Karl Marx on freedom
Karl Marx in his Manifesto of the communist party conceptualizes freedom from an economic point of view. Marx conceptualizes freedom from an individualistic point of view whereby he argues that freedom is an individual’s collective use of reason to create a reconciled definition of personal and public freedom.
From this, Marx argues that a person who exercises freedom at the expense of the masses abuses it since the freedom of the majority is the one that matters. For instance, a person who owns means of production and abuses his employees for the sake of enriching himself and expanding his financial freedom by enriching himself is infringing the freedom of the others.
It is therefore clear from his arguments that Marx’s view of freedom is more informed by the social relations of people in the society. He argues that for a state to be termed as free there has to be a revolution whereby the proletariat overpower the bourgeoisie and own the means of production.
In that case, the majority would be free in that they will be in a position to cope with life without the fear of being oppressed by a powerful ruling class. However, I stand to criticize the view based on its one-sidedness.
Marx’s idea of the masses overpowering the ruling class, as a necessary precondition for their freedom, is one sided and has failed to hold on for a long time. This stands out because he fails to address other important aspects such as equality, the addressing of human rights and the dealing with other factors that lead to the oppression of people.
His address however on the issue of economic oppression holds until today as evidenced by workers rising up against their oppressive employers in the contemporary society and demanding for a fair exchange for their labor. This is because a person’s freedom seems abused if he/she faces oppression in any given situation.
The practice of freedom
The fact that in order to be completely free one must keenly be aware of the limits of his/her freedom is a very important factor to consider when defining freedom in the society today.
This is in the sense that other people’s freedom is as important as your freedom. A question arises as to whether a person has or should have the right to defend him/herself against coercion. This brings forth a quite interesting aspect of freedom regarded as the freedom of defense.
In most Free states where freedom of people seems held with dignity, always a system acts to differentiate acts of coercion as either offensive or defensive. In this case, whether a person acted in an effort to defend him/herself or was interfering with another’s rights is established. Foucault’s meaning today’s of freedom is wanting based on its failure to explain how one can free him/herself.
Michael Foucault on freedom
According to Michael Foucault, being free is a practice of the different practices of freedom. To him it is therefore a continuous process. Foucault emphasizes more on the practices of freedom over the process of liberation.

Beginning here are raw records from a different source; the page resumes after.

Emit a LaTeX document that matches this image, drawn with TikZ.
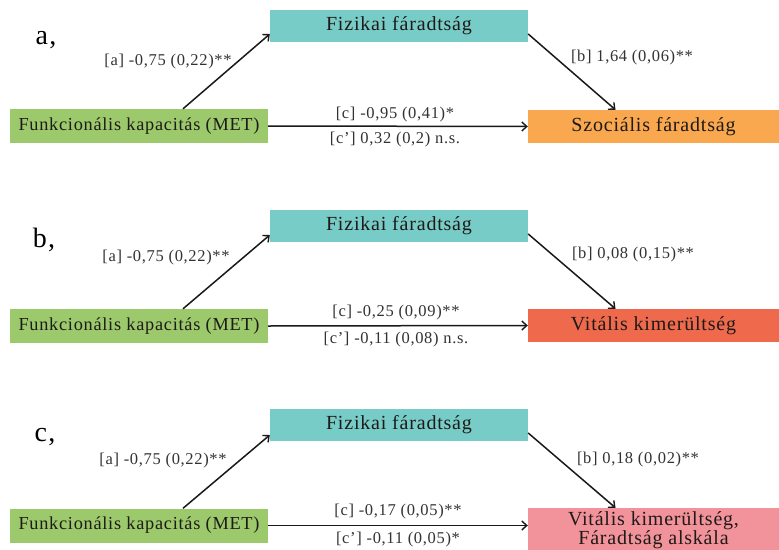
\documentclass[tikz,border=0pt]{standalone}
\usepackage{fontspec}
\setmainfont{Liberation Serif}[LetterSpace=4]
\usetikzlibrary{arrows.meta}
\definecolor{fizc}{RGB}{120,204,200}
\definecolor{funkc}{RGB}{156,201,107}
\definecolor{szocc}{RGB}{249,168,79}
\definecolor{vitc}{RGB}{239,106,77}
\definecolor{farc}{RGB}{242,147,156}
\definecolor{boxtxt}{RGB}{30,26,24}
\definecolor{labtxt}{RGB}{50,50,50}
\definecolor{arr}{RGB}{25,25,25}
\tikzset{
  boxbase/.style={rectangle, inner sep=0pt, text=boxtxt, align=center},
  fizbox/.style={boxbase, fill=fizc, minimum width=258pt, minimum height=32pt, font=\fontsize{20}{22}\selectfont},
  funkbox/.style={boxbase, fill=funkc, minimum width=258pt, minimum height=34pt, font=\fontsize{18.3}{22}\selectfont},
  tgtbox/.style={boxbase, minimum width=251pt, minimum height=33pt, font=\fontsize{20}{18}\selectfont},
  lab/.style={inner sep=0pt, text=labtxt, font=\fontsize{16.5}{18}\selectfont},
  panel/.style={inner sep=0pt, text=black, font=\fontsize{28}{30}\selectfont},
  conn/.style={draw=arr, line width=1.5pt, -{Straight Barb[length=5pt,width=9pt,line width=1.4pt]}}
}
\begin{document}
\begin{tikzpicture}[x=1pt,y=-1pt]
\clip (0,0) rectangle (779,549);
% ---------- panel a
\node[panel] (pa) at (46,40) {a,};
\node[fizbox] (fiza) at (399,26) {Fizikai fáradtság};
\node[funkbox] (funka) at (139,126) {Funkcionális kapacitás (MET)};
\node[tgtbox, fill=szocc] (tgta) at (653.5,126.5) {Szociális fáradtság};
\draw[conn] ([xshift=44pt]funka.north) -- ([yshift=-8pt]fiza.west);
\draw[conn] ([yshift=-8pt]fiza.east) -- ([xshift=-38pt]tgta.north);
\draw[conn] (funka.east) -- (tgta.west);
\node[lab] (la) at (168,62) {[a] -0,75 (0,22)**};
\node[lab] (lb) at (632,58) {[b] 1,64 (0,06)**};
\node[lab] (lc) at (395,115) {[c] -0,95 (0,41)*};
\node[lab] (lcp) at (395,140) {[c’] 0,32 (0,2) n.s.};
% ---------- panel b
\node[panel] (pb) at (44,240) {b,};
\node[fizbox] (fizb) at (399,226) {Fizikai fáradtság};
\node[funkbox] (funkb) at (139,326) {Funkcionális kapacitás (MET)};
\node[tgtbox, fill=vitc] (tgtb) at (653.5,325.5) {Vitális kimerültség};
\draw[conn] ([xshift=44pt]funkb.north) -- ([yshift=-9pt]fizb.west);
\draw[conn] ([yshift=-8pt]fizb.east) -- ([xshift=-38pt]tgtb.north);
\draw[conn] (funkb.east) -- (tgtb.west);
\node[lab] (lb-a) at (166,258) {[a] -0,75 (0,22)**};
\node[lab] (lb-b) at (633,255) {[b] 0,08 (0,15)**};
\node[lab] (lb-c) at (396,313) {[c] -0,25 (0,09)**};
\node[lab] (lb-cp) at (396,340) {[c’] -0,11 (0,08) n.s.};
% ---------- panel c
\node[panel] (pc) at (45,437) {c,};
\node[fizbox] (fizc) at (399,425) {Fizikai fáradtság};
\node[funkbox] (funkc) at (139,525.5) {Funkcionális kapacitás (MET)};
\node[tgtbox, fill=farc, minimum height=44pt] (tgtc) at (653.5,530) {Vitális kimerültség,\\Fáradtság alskála};
\draw[conn] ([xshift=44pt]funkc.north) -- ([yshift=-10pt]fizc.west);
\draw[conn] ([yshift=-8pt]fizc.east) -- ([xshift=-38pt]tgtc.north);
\draw[conn] (funkc.east) -- (funkc.east -| tgtc.west);
\node[lab] (lc-a) at (163,461) {[a] -0,75 (0,22)**};
\node[lab] (lc-b) at (638,460) {[b] 0,18 (0,02)**};
\node[lab] (lc-c) at (398,512) {[c] -0,17 (0,05)**};
\node[lab] (lc-cp) at (398,540) {[c’] -0,11 (0,05)*};
\end{tikzpicture}
\end{document}
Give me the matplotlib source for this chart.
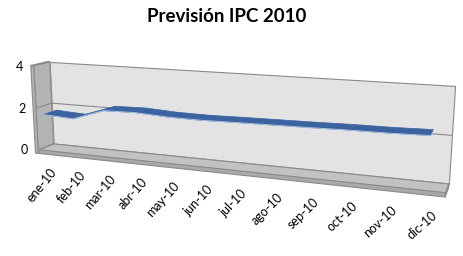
import matplotlib
matplotlib.use("Agg")
import matplotlib.pyplot as plt
from mpl_toolkits.mplot3d.art3d import Poly3DCollection, Line3DCollection

months = ["ene-10", "feb-10", "mar-10", "abr-10", "may-10", "jun-10",
          "jul-10", "ago-10", "sep-10", "oct-10", "nov-10", "dic-10"]
ipc = [1.7, 1.62, 2.12, 2.15, 2.07, 2.05, 2.08, 2.1, 2.12, 2.15, 2.16, 2.2]
z_ticks = [0, 2, 4]

plt.rcParams["font.family"] = ["Lato", "DejaVu Sans"]

fig = plt.figure(figsize=(4.63, 2.56), dpi=100)
ax = fig.add_axes([-0.0194, 0.0076, 1.0, 1.0], projection="3d")
ax.set_axis_off()
ax.computed_zorder = False

n = len(months)
x0, x1 = -0.2, n - 0.55
zmax = z_ticks[-1]
slab = 0.18
wall = 0.1

ax.set_xlim(x0 - wall, x1)
ax.set_ylim(0, 1)
ax.set_zlim(-slab, zmax)
ax.set_box_aspect((360, 25, 80), zoom=1.69)
ax.set_proj_type("persp", focal_length=0.57)
ax.view_init(elev=12.5, azim=-69)

edge = "#8a8a8a"


def add_polys(polys, face, z):
    pc = Poly3DCollection(polys, facecolor=face, edgecolor=edge,
                          linewidth=0.8, zorder=z)
    ax.add_collection3d(pc)
    pc.set_clip_on(False)


add_polys([[(x0, 1, 0), (x1, 1, 0), (x1, 1, zmax), (x0, 1, zmax)]], "#e3e3e3", 1)
add_polys([
    [(x0, 0, 0), (x0, 1, 0), (x0, 1, zmax), (x0, 0, zmax)],
    [(x0 - wall, 0, -slab), (x0, 0, -slab), (x0, 0, zmax), (x0 - wall, 0, zmax)],
    [(x0 - wall, 0, zmax), (x0, 0, zmax), (x0, 1, zmax), (x0 - wall, 1, zmax)],
], "#b3b3b3", 1)
add_polys([[(x0, 0, 0), (x1, 0, 0), (x1, 1, 0), (x0, 1, 0)]], "#c2c2c2", 1)
add_polys([
    [(x0, 0, -slab), (x1, 0, -slab), (x1, 0, 0), (x0, 0, 0)],
    [(x1, 0, -slab), (x1, 1, -slab), (x1, 1, 0), (x1, 0, 0)],
], "#a9a9a9", 1)

grid = []
for t in z_ticks[1:-1]:
    grid.append([(x0, 1, t), (x1, 1, t)])
    grid.append([(x0, 0, t), (x0, 1, t)])
gl = Line3DCollection(grid, colors=edge, linewidths=0.8, zorder=2)
ax.add_collection3d(gl)
gl.set_clip_on(False)

# ribbon
yf, yb = 0.08, 0.92
quads = []
front = []
for i in range(n - 1):
    quads.append([(i, yf, ipc[i]), (i + 1, yf, ipc[i + 1]),
                  (i + 1, yb, ipc[i + 1]), (i, yb, ipc[i])])
    front.append([(i, yf, ipc[i]), (i + 1, yf, ipc[i + 1])])
rb = Poly3DCollection(quads, facecolor="#3a63a0", edgecolor="#3a63a0",
                      linewidth=0.5, zorder=3)
ax.add_collection3d(rb)
rb.set_clip_on(False)
fe = Line3DCollection(front, colors="#a9c1e3", linewidths=0.7, zorder=4)
ax.add_collection3d(fe)
fe.set_clip_on(False)

for t in z_ticks:
    ax.text(x0 - 0.5, 0, t - 0.1, str(t), zdir=None, ha="center", va="center",
            fontsize=9)
for i, m in enumerate(months):
    ax.text(i + 0.15, 0, -slab - 0.55, m, zdir=(1, 0, 1.8), ha="right", va="top",
            rotation_mode="anchor", fontsize=9)

fig.text(0.49, 0.935, "Previsión IPC 2010", ha="center", va="center",
         fontsize=13.5, fontweight="bold")

fig.savefig("out.png", dpi=100)
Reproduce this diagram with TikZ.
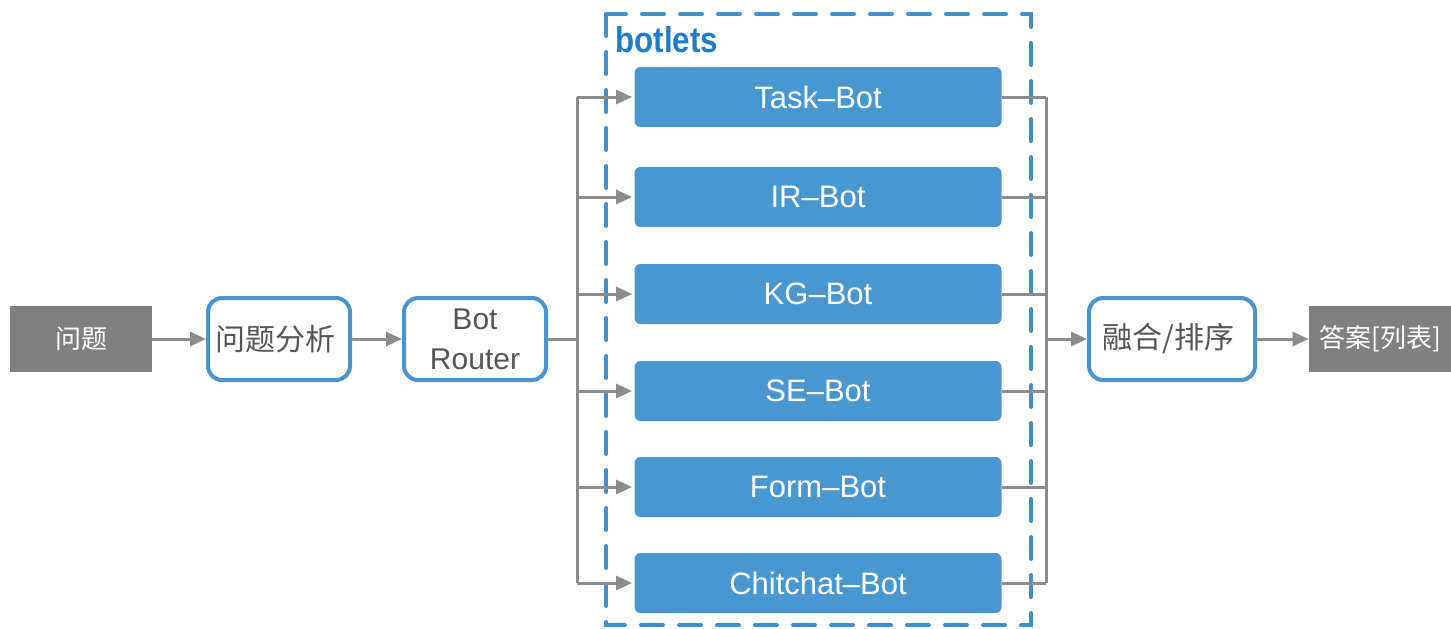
\documentclass[tikz,border=0pt]{standalone}
\usepackage{fontspec}
\setmainfont{Noto Sans CJK SC}
\newfontfamily\latin{Liberation Sans}
\usetikzlibrary{arrows.meta}

\definecolor{botblue}{HTML}{4A96CF}
\definecolor{framblue}{HTML}{4A93CC}
\definecolor{grpblue}{HTML}{3F90D0}
\definecolor{titleblue}{HTML}{1E7CC8}
\definecolor{termgray}{HTML}{808080}
\definecolor{linegray}{HTML}{8C8C8C}
\definecolor{textgray}{HTML}{555555}

\begin{document}
\begin{tikzpicture}[x=0.5pt, y=-0.5pt,
	term/.style={rectangle, fill=termgray, text=white, minimum width=71pt, minimum height=33pt, inner sep=0pt, font=\fontsize{13}{15}\selectfont},
	stage/.style={rectangle, rounded corners=7pt, draw=framblue, line width=2pt, fill=white, text=textgray, minimum width=71pt, minimum height=41pt, inner sep=0pt, align=center},
	bot/.style={rectangle, rounded corners=3pt, fill=botblue, text=white, minimum width=183.5pt, minimum height=30pt, inner sep=0pt, font=\latin\fontsize{15.5}{17}\selectfont},
	flow/.style={draw=linegray, line width=1.5pt},
	arr/.style={flow, -{Triangle[length=8pt, width=7pt]}}]
	\useasboundingbox (0,0) rectangle (1451,628);

	% group of botlets
	\draw[grpblue, line width=2pt, dash pattern=on 11pt off 8pt, line cap=round] (606,14) rectangle (1031,625);
	\node[anchor=base west, inner sep=0pt, text=titleblue, font=\latin\fontsize{18}{20}\selectfont\bfseries] (title) at (615,52) {\scalebox{0.87}[1]{botlets}};

	\node[term] (q) at ( 81, 339 ) { 问题 };
	\node[stage, font=\fontsize{15}{18}\selectfont] (ana) at ( 279, 339 ) { 问题分析 };
	\node[stage, font=\latin\fontsize{15}{20}\selectfont] (router) at ( 475, 339 ) { Bot\\Router };

	\node[bot] (task) at ( 818, 97 ) { Task–Bot };
	\node[bot] (ir) at ( 818, 197 ) { IR–Bot };
	\node[bot] (kg) at ( 818, 294 ) { KG–Bot };
	\node[bot] (se) at ( 818, 391 ) { SE–Bot };
	\node[bot] (form) at ( 818, 487 ) { Form–Bot };
	\node[bot] (chat) at ( 818, 583 ) { Chitchat–Bot };

	\node[stage, minimum width=83pt, font=\fontsize{15}{18}\selectfont] (merge) at ( 1172, 339 ) { 融合/排序 };
	\node[term] (ans) at ( 1380, 339 ) { 答案[列表] };

	\coordinate (fork) at ( 577, 339 );
	\coordinate (join) at ( 1046, 339 );

	\draw[arr] (q) -- (ana);
	\draw[arr] (ana) -- (router);
	\draw[flow] (router) -- (fork);
	\draw[flow] (fork |- task.west) -- (fork |- chat.west);
	\draw[flow] (join |- task.east) -- (join |- chat.east);
	\foreach \b in {task, ir, kg, se, form, chat} {
		\draw[arr] (fork |- \b.west) -- ([xshift=-1pt]\b.west);
		\draw[flow] (\b.east) -- (join |- \b.east);
	}
	\draw[arr] (join) -- (merge);
	\draw[arr] (merge) -- (ans);
\end{tikzpicture}
\end{document}
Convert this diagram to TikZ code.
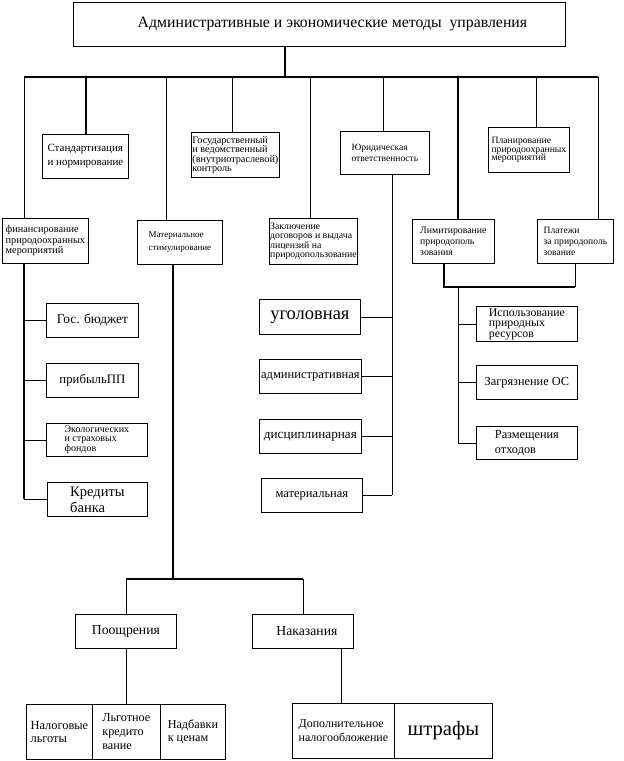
\documentclass[tikz,border=0pt]{standalone}
\usepackage{fontspec}
\setmainfont{Liberation Serif}
\usetikzlibrary{calc}
\newcommand{\fsz}[2]{\fontsize{#1}{#2}\selectfont}
\tikzset{
  box/.style={draw, line width=0.8pt, anchor=north west, align=left,
    inner sep=2pt, font=\fsz{9}{10.5}},
  link/.style={line width=0.8pt},
  trunk/.style={line width=1.8pt},
}

\begin{document}
\begin{tikzpicture}[x=1pt, y=-1pt]
  \useasboundingbox (0,0) rectangle (624,761);

  % ---------- title ----------
  \node[box, align=center, minimum width=492pt, minimum height=44pt, font=\fsz{15.8}{18}] (top) at (73,2)
    {\hspace*{26pt}Административные и экономические методы\ \ управления};

  % ---------- upper row ----------
  \node[box, minimum width=86pt, minimum height=44pt, font=\fsz{11}{14}] (std) at (42,134)
    {Стандартизация\\и нормирование};
  \node[box, minimum width=88pt, minimum height=45pt, font=\fsz{10.2}{9.5}, inner sep=0.5pt] (gos) at (191,132)
    {Государственный\\и ведомственный\\(внутриотраслевой)\\контроль};
  \node[box, minimum width=89pt, minimum height=43pt, font=\fsz{9.5}{10.5}] (jur) at (340,131)
    {Юридическая\\ответственность};
  \node[box, minimum width=81pt, minimum height=45pt, font=\fsz{9.7}{8.8}, inner sep=1pt] (plan) at (488,127)
    {Планирование\\природоохранных\\мероприятий};

  % ---------- second row ----------
  \node[box, minimum width=86pt, minimum height=45pt, font=\fsz{10.3}{10.5}, inner sep=1pt] (fin) at (2,218)
    {финансирование\\природоохранных\\мероприятий};
  \node[box, minimum width=85pt, minimum height=44pt, font=\fsz{9}{13}] (mat) at (137,220)
    {Материальное\\стимулирование};
  \node[box, minimum width=88pt, minimum height=46pt, font=\fsz{9.8}{9.5}, inner sep=0.5pt] (zakl) at (269,218)
    {Заключение\\договоров и выдача\\лицензий на\\природопользование};
  \node[box, minimum width=82pt, minimum height=44pt, font=\fsz{9.8}{11}] (limit) at (412,219)
    {Лимитирование\\природополь\\зования};
  \node[box, minimum width=76pt, minimum height=44pt, font=\fsz{9.6}{11}] (plat) at (537,219)
    {Платежи\\за природополь\\зование};

  % ---------- financing sources ----------
  \node[box, align=center, minimum width=92pt, minimum height=34pt, font=\fsz{13.4}{15}] (byud) at (46,303) {Гос. бюджет};
  \node[box, align=center, minimum width=92pt, minimum height=34pt, font=\fsz{12.8}{15}] (prib) at (46,363) {прибыльПП};
  \node[box, minimum width=101pt, minimum height=33pt, font=\fsz{10}{8.5}] (eko) at (46,423)
    {Экологических\\и страховых\\фондов};
  \node[box, minimum width=100pt, minimum height=34pt, font=\fsz{14.5}{16}] (kred) at (47,482)
    {Кредиты\\банка};

  % ---------- liability ----------
  \node[box, align=center, minimum width=101pt, minimum height=35pt, font=\fsz{18.5}{20}] (ugol) at (259,299) {уголовная};
  \node[box, align=center, minimum width=102pt, minimum height=34pt, font=\fsz{12.5}{13}, inner sep=1pt] (adm) at (259,359) {административная};
  \node[box, align=center, minimum width=102pt, minimum height=34pt, font=\fsz{13.2}{13}, inner sep=1pt] (disc) at (259,419) {дисциплинарная};
  \node[box, align=center, minimum width=101pt, minimum height=34pt, font=\fsz{12.5}{13}] (mater) at (261,478) {материальная};

  % ---------- limits ----------
  \node[box, minimum width=101pt, minimum height=34pt, font=\fsz{11.8}{10.5}] (isp) at (476,306)
    {Использование\\природных\\ресурсов};
  \node[box, align=center, minimum width=101pt, minimum height=34pt, font=\fsz{12.3}{13}, inner sep=1pt] (zagr) at (476,365) {Загрязнение ОС};
  \node[box, minimum width=101pt, minimum height=33pt, font=\fsz{12.3}{15}] (razm) at (476,426)
    {Размещения\\отходов};

  % ---------- incentives and penalties ----------
  \node[box, align=center, minimum width=101pt, minimum height=34pt, font=\fsz{13.7}{15}] (pooshr) at (75,614) {Поощрения};
  \node[box, align=center, minimum width=101pt, minimum height=34pt, font=\fsz{13.7}{15}] (nakaz) at (252,614) {\hspace*{8pt}Наказания};

  \node[box, minimum width=66pt, minimum height=55pt, font=\fsz{12.4}{13}, inner sep=1pt] (nalog) at (26,704) {Налоговые\\льготы};
  \node[box, minimum width=68pt, minimum height=55pt, font=\fsz{12.2}{14}] (lgot) at (92,704) {Льготное\\кредито\\вание};
  \node[box, minimum width=65pt, minimum height=55pt, font=\fsz{12.2}{13}, inner sep=1pt] (nadb) at (160,704) {Надбавки\\к ценам};
  \node[box, minimum width=102pt, minimum height=55pt, font=\fsz{12}{14}, inner sep=0.5pt] (dop) at (292,703)
    {Дополнительное\\налогообложение};
  \node[box, align=center, minimum width=98pt, minimum height=55pt, font=\fsz{20.5}{22}] (shtraf) at (394,703) {штрафы};

  % ---------- main bar ----------
  \coordinate (stem) at (285,77);
  \coordinate (barL) at (24,77);
  \coordinate (barR) at (598,77);
  \draw[trunk] (top.south -| stem) -- (stem);
  \foreach \xx/\nd/\lw in {24/fin/link, 86/std/trunk, 166/mat/link, 232/gos/link, 310/zakl/link,
                           383/jur/link, 458/limit/trunk, 536/plan/link, 598/plat/link} {
    \coordinate (drop) at (\xx,77);
    \draw[\lw] (drop) -- (drop |- \nd.north);
  }
  \draw[trunk] (barL) -- (barR);

  % ---------- financing branch ----------
  \coordinate (finsp) at (24,0);
  \draw[trunk] (fin.south -| finsp) -- (finsp |- kred.west);
  \foreach \nd in {byud, prib, eko, kred}
    \draw[link] (finsp |- \nd.west) -- (\nd.west);

  % ---------- incentive branch ----------
  \coordinate (fork) at (173,579);
  \draw[trunk] (mat.south -| fork) -- (fork);
  \draw[trunk] (pooshr.north |- fork) -- (nakaz.north |- fork);
  \draw[link] (pooshr.north |- fork) -- (pooshr.north);
  \draw[link] (nakaz.north |- fork) -- (nakaz.north);
  \draw[link] (pooshr.south) -- (pooshr.south |- lgot.north);
  \coordinate (naksp) at (341,0);
  \draw[link] (nakaz.south -| naksp) -- (naksp |- dop.north);

  % ---------- liability branch ----------
  \coordinate (jursp) at (392,0);
  \draw[link] (jur.south -| jursp) -- (jursp |- mater.east);
  \foreach \nd in {ugol, adm, disc, mater}
    \draw[link] (jursp |- \nd.east) -- (\nd.east);

  % ---------- limits branch ----------
  \coordinate (lpjoin) at (444,287);
  \coordinate (limsp) at (458,287);
  \draw[trunk] (limit.south -| lpjoin) -- (lpjoin) -- (lpjoin -| plat.south);
  \draw[link] (lpjoin -| plat.south) -- (plat.south);
  \draw[link] (limsp) -- (limsp |- razm.west);
  \foreach \nd in {isp, zagr, razm}
    \draw[link] (limsp |- \nd.west) -- (\nd.west);

\end{tikzpicture}
\end{document}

He argues that it the practices of freedom that eventually upholds freedom rather than the process of liberation.
For instance, he uses the example of a colonized nation, which liberates itself from the colonizers. The society would still be in need of practices of freedom as they engage in building their own government.
One can clearly notice that Foucault’s works are in a way, skeptical about the extent to which people can free themselves. If people cannot stand out of the constraints of relations of power, knowledge and subjectivity, then to him their practices of freedom are simply on a small notion of resistance from within.
In order to answer the question of what one exactly means by ‘being free’ in the contemporary society, it is of great essence to be all-round while addressing the aspects of freedom.
The problem with the definitions and the answers that philosophers Karl Marx, Michael Foucault and Jean Paul Sartre presents is that they are in most cases one sided whereby they all aimed at addressing a single aspect within the complex issue of freedom. Therefore, it is arguable that one can summon their arguments to contribute to the broad definition of today’s freedom.